* _EXERCISE DESCRIPTION_
Retype only the lines below from the one with "Recreate this image as a Python" to the one with "dates = [m +", inclusive, skipping every image.

(Rows from a dataset of charts and code)
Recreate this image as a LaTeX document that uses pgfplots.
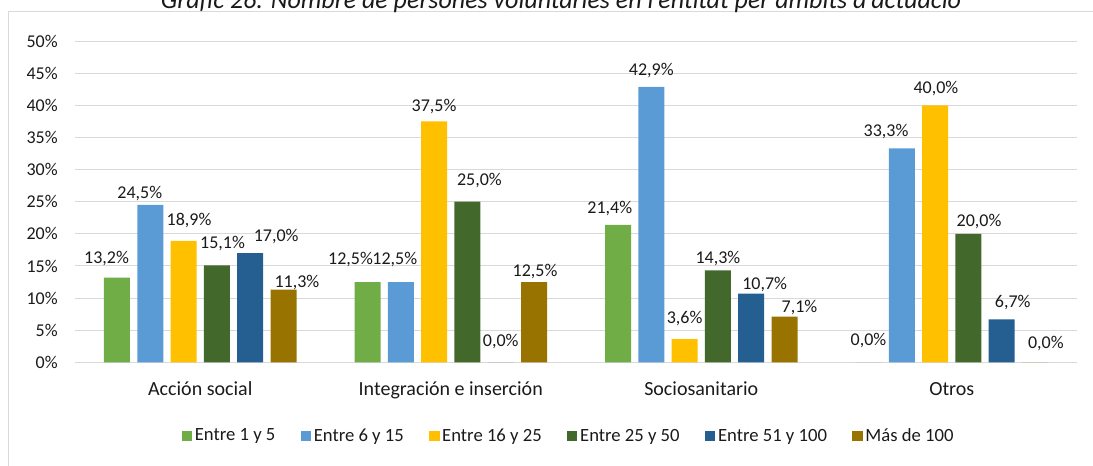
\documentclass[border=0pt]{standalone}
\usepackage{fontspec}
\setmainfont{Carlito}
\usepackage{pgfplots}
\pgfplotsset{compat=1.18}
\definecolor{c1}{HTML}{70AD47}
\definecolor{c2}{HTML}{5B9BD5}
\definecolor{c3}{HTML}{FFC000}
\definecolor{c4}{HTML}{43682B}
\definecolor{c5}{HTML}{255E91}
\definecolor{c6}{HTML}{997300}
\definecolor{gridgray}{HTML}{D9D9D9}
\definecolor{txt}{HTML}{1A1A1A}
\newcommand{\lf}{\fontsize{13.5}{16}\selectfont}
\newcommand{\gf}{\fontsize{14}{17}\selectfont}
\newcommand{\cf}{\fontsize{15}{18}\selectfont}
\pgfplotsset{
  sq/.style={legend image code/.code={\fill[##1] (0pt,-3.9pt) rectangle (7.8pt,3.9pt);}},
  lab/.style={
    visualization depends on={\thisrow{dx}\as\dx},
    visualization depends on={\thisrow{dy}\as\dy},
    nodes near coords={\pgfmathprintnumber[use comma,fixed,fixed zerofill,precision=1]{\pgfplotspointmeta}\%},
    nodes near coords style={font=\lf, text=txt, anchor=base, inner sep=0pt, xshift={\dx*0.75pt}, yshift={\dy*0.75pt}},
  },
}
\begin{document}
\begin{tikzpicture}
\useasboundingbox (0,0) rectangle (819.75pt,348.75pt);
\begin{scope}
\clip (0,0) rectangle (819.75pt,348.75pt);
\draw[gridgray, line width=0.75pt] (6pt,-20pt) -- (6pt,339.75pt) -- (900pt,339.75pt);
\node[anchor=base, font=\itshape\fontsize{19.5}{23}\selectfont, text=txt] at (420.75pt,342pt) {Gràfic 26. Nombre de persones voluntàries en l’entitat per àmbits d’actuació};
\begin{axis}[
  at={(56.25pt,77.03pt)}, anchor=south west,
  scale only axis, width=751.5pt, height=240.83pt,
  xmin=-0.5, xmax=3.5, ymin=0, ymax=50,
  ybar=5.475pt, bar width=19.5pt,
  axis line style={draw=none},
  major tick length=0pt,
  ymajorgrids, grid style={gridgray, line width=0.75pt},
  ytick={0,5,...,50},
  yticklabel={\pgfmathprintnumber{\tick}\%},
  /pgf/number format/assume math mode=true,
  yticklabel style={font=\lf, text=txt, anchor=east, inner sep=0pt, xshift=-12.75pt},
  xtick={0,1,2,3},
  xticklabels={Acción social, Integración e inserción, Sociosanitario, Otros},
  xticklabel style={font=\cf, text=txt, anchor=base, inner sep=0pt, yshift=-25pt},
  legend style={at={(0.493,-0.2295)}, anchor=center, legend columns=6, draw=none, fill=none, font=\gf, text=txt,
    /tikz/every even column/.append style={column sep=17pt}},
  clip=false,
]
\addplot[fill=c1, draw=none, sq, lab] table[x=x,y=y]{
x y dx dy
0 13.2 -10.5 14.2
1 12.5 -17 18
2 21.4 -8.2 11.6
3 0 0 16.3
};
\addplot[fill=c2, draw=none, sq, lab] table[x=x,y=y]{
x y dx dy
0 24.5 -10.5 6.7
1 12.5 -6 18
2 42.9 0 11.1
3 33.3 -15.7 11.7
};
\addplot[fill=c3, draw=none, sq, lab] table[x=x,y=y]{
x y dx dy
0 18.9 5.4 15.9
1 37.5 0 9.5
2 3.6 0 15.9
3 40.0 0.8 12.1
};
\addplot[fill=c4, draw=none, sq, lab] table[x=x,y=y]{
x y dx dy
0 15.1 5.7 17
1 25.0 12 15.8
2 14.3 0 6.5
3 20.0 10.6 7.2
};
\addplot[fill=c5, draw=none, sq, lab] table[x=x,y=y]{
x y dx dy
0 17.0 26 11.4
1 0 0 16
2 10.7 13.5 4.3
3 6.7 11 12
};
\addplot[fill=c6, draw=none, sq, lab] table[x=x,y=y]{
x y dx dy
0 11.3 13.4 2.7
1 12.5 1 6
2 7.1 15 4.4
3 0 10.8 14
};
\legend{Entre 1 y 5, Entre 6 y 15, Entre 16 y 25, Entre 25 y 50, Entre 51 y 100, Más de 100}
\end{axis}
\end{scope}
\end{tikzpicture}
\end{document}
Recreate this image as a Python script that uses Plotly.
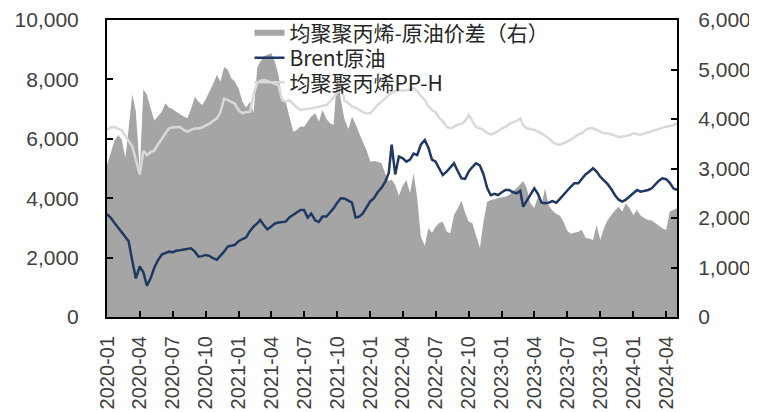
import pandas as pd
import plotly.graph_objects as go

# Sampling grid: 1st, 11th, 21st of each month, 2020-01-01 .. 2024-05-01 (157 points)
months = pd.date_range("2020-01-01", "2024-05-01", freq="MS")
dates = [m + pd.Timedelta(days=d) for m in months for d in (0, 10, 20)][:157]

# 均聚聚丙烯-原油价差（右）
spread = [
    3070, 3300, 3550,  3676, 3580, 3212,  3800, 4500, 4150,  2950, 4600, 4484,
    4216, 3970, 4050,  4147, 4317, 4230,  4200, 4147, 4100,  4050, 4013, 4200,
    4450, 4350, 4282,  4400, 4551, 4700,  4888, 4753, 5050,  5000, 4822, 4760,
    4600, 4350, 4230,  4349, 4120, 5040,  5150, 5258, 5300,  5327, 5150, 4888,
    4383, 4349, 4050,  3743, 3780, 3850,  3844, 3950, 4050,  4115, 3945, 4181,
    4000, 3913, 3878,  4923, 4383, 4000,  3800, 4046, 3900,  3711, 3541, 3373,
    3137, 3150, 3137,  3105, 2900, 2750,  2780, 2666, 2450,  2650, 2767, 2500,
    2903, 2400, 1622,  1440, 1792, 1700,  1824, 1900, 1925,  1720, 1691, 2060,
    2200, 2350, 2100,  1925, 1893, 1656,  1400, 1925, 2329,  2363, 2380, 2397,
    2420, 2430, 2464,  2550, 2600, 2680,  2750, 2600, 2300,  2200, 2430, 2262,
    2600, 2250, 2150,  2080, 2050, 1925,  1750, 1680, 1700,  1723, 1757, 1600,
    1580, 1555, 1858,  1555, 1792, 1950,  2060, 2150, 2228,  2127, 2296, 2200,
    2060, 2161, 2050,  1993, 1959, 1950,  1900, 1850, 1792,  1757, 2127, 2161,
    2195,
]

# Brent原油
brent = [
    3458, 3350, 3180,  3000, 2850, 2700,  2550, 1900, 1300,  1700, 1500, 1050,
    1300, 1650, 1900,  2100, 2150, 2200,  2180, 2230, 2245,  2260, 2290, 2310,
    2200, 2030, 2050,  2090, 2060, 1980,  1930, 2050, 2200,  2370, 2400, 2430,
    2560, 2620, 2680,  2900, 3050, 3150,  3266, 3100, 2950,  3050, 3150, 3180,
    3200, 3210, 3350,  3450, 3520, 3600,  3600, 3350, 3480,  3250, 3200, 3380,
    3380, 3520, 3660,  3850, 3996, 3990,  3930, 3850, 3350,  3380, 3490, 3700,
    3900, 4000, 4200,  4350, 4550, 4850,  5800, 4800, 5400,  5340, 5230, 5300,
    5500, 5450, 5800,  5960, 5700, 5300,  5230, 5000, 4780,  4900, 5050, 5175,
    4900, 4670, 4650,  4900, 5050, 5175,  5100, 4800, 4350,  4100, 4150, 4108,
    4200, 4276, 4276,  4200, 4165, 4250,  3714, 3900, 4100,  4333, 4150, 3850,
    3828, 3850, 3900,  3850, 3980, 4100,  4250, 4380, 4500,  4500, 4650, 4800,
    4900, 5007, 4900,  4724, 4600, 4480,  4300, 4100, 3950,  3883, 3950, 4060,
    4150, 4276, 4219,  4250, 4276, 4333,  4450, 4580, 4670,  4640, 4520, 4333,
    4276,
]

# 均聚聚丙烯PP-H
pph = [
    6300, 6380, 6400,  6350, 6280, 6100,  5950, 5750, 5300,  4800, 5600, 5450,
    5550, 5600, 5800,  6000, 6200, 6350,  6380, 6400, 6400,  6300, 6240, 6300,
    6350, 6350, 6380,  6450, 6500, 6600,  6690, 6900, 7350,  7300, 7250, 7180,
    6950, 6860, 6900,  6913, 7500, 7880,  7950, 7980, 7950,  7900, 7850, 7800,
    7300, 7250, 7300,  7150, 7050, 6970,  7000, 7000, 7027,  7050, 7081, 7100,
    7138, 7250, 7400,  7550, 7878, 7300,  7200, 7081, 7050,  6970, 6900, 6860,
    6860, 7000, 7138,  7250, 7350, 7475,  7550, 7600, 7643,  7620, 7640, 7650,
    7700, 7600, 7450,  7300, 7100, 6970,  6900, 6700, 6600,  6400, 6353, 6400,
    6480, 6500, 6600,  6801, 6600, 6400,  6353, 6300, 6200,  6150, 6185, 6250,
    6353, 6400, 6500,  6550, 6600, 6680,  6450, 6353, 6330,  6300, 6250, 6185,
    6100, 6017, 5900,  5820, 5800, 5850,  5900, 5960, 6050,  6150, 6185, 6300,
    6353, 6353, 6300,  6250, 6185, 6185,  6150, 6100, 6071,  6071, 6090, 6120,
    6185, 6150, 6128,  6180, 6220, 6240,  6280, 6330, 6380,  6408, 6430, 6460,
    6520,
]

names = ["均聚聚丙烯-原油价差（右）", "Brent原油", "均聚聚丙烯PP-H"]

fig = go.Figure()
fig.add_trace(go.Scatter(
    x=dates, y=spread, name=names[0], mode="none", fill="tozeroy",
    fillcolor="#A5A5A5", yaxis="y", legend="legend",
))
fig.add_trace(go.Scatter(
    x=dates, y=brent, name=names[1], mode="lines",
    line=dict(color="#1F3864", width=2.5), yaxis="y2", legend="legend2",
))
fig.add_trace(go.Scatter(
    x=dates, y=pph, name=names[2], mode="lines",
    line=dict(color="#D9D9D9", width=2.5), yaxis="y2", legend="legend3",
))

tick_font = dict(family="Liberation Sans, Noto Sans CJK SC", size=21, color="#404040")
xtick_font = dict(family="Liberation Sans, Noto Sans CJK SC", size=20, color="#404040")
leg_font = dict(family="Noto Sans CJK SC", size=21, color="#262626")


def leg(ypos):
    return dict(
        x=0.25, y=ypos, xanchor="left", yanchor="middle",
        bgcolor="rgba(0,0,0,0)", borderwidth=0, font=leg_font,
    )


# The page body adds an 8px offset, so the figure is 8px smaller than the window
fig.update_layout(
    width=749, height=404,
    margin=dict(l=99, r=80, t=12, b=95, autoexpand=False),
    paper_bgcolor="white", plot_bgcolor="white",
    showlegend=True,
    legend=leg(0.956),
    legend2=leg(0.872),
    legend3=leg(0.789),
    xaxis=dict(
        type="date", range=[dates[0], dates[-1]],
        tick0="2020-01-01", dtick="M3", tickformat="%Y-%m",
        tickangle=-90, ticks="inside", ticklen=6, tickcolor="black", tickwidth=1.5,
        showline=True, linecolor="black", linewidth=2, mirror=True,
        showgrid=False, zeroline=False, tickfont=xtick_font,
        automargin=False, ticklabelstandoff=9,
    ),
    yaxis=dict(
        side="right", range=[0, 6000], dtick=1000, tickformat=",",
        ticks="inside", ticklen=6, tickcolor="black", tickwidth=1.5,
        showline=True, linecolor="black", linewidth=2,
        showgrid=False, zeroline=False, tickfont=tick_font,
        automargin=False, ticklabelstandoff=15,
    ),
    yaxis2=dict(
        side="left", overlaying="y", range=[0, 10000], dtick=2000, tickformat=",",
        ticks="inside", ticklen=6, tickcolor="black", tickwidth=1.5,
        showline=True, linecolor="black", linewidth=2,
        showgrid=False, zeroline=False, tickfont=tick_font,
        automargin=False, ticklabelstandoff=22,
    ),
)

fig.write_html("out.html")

* _EXERCISE ANSWER_
Recreate this image as a Python script that uses Plotly.
import pandas as pd
import plotly.graph_objects as go

# Sampling grid: 1st, 11th, 21st of each month, 2020-01-01 .. 2024-05-01 (157 points)
months = pd.date_range("2020-01-01", "2024-05-01", freq="MS")
dates = [m + pd.Timedelta(days=d) for m in months for d in (0, 10, 20)][:157]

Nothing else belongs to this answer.